Mirror, Shoulder, Signal, Dorthe Nors’ meditation on the lives of women caught between youth and middle-age, is what an Anne Rivers Siddons novel might read like if it had originally been written in Danish. One of Denmark’s most lauded authors currently writing today, Nors’ work usually explores the lives of middle-class women who are upended by some emotional hiccup that leaves them in a state of existential wonder. In her latest novel, it’s a dissolved relationship that has her protagonist, the 30-something Sonja, running in all directions – learning to drive, trying to make new friends, and reconnecting with her estranged sister.

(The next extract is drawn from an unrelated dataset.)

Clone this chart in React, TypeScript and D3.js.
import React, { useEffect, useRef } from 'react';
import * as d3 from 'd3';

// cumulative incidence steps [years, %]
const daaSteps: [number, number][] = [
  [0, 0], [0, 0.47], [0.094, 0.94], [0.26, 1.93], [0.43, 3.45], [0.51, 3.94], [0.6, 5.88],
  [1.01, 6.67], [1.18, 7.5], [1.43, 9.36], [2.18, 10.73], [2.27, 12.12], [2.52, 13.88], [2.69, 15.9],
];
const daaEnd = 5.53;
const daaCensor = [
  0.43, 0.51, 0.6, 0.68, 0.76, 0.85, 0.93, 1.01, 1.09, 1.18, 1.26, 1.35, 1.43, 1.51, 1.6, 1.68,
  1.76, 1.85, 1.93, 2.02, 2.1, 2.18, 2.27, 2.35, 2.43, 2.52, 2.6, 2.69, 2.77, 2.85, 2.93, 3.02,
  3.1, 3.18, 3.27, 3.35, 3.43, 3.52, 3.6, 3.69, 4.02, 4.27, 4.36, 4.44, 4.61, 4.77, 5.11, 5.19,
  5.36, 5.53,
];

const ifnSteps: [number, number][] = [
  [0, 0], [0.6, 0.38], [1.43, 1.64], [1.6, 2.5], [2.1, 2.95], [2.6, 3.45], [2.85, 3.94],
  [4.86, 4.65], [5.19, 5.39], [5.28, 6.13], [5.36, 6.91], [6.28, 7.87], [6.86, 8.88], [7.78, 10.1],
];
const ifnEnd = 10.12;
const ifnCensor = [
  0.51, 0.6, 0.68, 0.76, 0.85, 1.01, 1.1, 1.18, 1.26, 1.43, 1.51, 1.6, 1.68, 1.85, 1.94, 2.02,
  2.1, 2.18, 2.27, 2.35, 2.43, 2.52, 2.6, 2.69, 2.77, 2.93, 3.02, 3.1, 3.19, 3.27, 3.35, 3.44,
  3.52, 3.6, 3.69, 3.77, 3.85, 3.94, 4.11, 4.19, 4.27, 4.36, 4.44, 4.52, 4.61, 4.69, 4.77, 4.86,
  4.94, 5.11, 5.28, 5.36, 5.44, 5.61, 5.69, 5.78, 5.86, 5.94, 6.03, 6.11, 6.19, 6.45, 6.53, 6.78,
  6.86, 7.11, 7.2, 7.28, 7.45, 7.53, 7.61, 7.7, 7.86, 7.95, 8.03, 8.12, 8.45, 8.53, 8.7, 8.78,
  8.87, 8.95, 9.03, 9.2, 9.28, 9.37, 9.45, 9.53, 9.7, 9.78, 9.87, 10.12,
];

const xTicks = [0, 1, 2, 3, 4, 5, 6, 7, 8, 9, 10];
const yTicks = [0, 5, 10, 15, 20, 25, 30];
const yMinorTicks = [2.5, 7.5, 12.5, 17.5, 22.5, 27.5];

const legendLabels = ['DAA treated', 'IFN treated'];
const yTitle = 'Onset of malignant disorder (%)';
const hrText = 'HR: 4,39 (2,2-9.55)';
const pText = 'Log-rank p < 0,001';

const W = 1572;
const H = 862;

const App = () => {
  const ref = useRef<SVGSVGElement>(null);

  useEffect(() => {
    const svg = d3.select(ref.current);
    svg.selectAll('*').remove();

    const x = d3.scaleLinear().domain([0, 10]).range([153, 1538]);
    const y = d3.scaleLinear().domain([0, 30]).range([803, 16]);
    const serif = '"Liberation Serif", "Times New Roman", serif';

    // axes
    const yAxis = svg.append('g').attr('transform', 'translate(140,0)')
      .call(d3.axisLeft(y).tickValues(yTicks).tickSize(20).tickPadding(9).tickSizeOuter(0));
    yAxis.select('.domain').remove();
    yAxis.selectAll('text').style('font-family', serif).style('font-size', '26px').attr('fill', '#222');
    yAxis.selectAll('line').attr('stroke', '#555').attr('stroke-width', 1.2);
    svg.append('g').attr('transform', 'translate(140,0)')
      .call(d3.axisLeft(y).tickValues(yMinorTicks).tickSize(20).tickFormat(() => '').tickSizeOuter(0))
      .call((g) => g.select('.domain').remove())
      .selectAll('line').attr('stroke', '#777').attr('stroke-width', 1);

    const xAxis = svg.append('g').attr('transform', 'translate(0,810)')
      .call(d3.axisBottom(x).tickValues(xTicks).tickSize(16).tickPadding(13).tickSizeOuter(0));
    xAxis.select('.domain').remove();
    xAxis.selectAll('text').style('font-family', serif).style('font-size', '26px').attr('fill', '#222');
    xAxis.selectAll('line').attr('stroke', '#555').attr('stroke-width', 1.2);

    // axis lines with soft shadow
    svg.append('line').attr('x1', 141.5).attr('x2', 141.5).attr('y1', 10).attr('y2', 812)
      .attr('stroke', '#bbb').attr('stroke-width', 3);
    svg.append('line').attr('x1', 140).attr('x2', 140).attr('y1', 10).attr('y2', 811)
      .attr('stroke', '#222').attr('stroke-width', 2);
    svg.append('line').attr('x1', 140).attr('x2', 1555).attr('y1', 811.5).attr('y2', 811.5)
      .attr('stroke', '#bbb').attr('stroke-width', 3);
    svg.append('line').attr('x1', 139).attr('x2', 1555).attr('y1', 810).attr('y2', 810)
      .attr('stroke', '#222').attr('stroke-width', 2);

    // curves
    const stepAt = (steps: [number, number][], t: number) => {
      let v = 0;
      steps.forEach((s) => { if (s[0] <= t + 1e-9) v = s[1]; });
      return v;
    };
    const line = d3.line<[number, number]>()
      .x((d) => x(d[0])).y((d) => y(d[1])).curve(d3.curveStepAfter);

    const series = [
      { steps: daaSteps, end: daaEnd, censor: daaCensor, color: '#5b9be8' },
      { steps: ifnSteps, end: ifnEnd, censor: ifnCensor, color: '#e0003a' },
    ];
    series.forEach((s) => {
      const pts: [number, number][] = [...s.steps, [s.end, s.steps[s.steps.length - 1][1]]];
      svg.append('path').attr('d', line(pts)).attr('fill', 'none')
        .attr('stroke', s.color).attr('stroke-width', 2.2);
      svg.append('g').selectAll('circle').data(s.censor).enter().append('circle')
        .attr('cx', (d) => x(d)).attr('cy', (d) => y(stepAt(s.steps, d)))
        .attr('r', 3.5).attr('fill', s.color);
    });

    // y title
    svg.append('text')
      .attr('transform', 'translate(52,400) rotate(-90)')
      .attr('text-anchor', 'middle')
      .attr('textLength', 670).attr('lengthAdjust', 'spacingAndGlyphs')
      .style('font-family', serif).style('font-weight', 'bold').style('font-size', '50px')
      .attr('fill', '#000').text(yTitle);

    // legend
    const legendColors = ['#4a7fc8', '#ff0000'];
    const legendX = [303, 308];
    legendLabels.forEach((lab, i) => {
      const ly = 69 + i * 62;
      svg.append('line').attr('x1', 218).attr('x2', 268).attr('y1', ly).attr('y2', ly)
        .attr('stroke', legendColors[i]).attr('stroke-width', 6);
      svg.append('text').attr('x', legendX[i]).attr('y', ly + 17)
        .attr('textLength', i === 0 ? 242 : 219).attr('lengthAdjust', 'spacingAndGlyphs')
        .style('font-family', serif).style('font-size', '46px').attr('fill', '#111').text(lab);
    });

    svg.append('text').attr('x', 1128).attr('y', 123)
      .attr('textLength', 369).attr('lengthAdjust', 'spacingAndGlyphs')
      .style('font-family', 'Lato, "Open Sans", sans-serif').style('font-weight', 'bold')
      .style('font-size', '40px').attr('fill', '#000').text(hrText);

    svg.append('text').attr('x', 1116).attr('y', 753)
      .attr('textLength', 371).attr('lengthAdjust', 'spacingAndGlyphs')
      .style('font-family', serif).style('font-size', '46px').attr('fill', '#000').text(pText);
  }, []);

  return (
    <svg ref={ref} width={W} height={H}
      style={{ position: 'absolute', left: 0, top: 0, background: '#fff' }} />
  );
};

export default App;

Mirror, Shoulder, Signal is essentially the narrative of a woman refusing to accept that youth is no longer on her side and the ordeal of having to readjust once her dependable comforts are no longer comforts (namely, her secure job as a translator of popular crime novels and a steady relationship). Nors charts Sonja’s progress with a meticulous hand, detailing the heroine’s exploits with studied resolve. But the narrative meanders aimlessly. Nothing in Nors’ novel ever feels as though it’s moving along a steady trajectory of human experience. Rather, the novel seems more like a series of joint recollections that don’t always connect thematically.
Sonja is a pleasant enough character but her problems seem trivial at best, her challenges no more than the inability to drive a stick shift or pen her sister a simple letter. In real life, these issues are minor nuisances discussed over coffee. In Nors’ book, they are deeply wounding traumas of herculean proportions. Frustratingly, Nors’ doesn’t have Sonja do much other than bite her tongue in tense situations or dodge people she doesn’t like very much (including her first driving instructor, a raging, blathering lunatic, and her well-meaning but probing massage therapist).
The conversations, thus, become a vacuous pool of angst-ridden musings. While engaged in a discussion with her massage therapist about her inability to talk to her sister or drive a car, Sonja stares at a hole in the floorboard and we are transported to a memory of her staring at holes in the floorboards of her childhood home. It’s supposed to signify Sonja’s incapacity to let go of her adolescent fears, but it feels like a meaningless aside in the idle talk.
Indeed, many moments throughout the novel are filled with such circular and wearisome ruminations. It’s tedious and stilts any momentum that is achieved when any form of action takes place. At some point early on in the book, Sonja is taking a driving lesson with her driving instructor Jyte, who loses it on the road when Sonja has trouble maneuvering her car through traffic. It seems to foreshadow the issues that will be revealed regarding Sonja’s sister. The sense of mounting tension that builds over the next couple of chapters concerning her wrangles with Jyte is extinguished, however, when Sonja opts to switch driving instructors. Every sidestepping of a problematic area in Sonja’s life upends a tension of conflict and we are left with nothing but her ingratiating self-pity.
It’s almost certain that Nors is a fine writer who knows how to turn wonderfully sculpted prose; her way with descriptors and metaphor suggests it. But perhaps the translation from Danish into English renders the text, at times, a little awkward. A number of sentences seem to carry two stray thoughts at once, perhaps the result of the translated diction. This makes it a little difficult to work out some of the inner dialogue; Sonja’s cogitations are tangents that often end nowhere after pages of emotional outpour.
Mirror, Shoulder, Signal is, in fact, a series of glimpses of the life of a woman who ponders laboriously over her next steps. Nors provides an informative and careful sort of journalism here that captures the thought patterns of humans in the throes of anxiety. But the narrative is almost always detached and, though affably related, rather cold.
Nors has had a good amount of success with her previous books, Karate Chop (Graywolf, 2014) a collection of short stories and So Much for That Winter (Graywold, 2016) which combines two of her novellas. Judging from her ability to harness the smaller, almost undetected, disturbances of human emotion in just a passage – no small feat, to be sure – perhaps her strengths are far better suited to the form of the short story and novella, where such reflections needn’t be stretched at novel’s length.
Mirror, Shoulder, Signal was a finalist for the Man Booker Prize in 2017. Clearly, Nors’ talents for outlining the rarely observed pathos that does indeed exist in the most minute moments of life’s chaos were not overlooked by the Booker advisory committee. It’s a shame, then, that Nors didn’t manage to coordinate all the emotional directives into a satisfying and cohesive arc here. A book of impressions, then.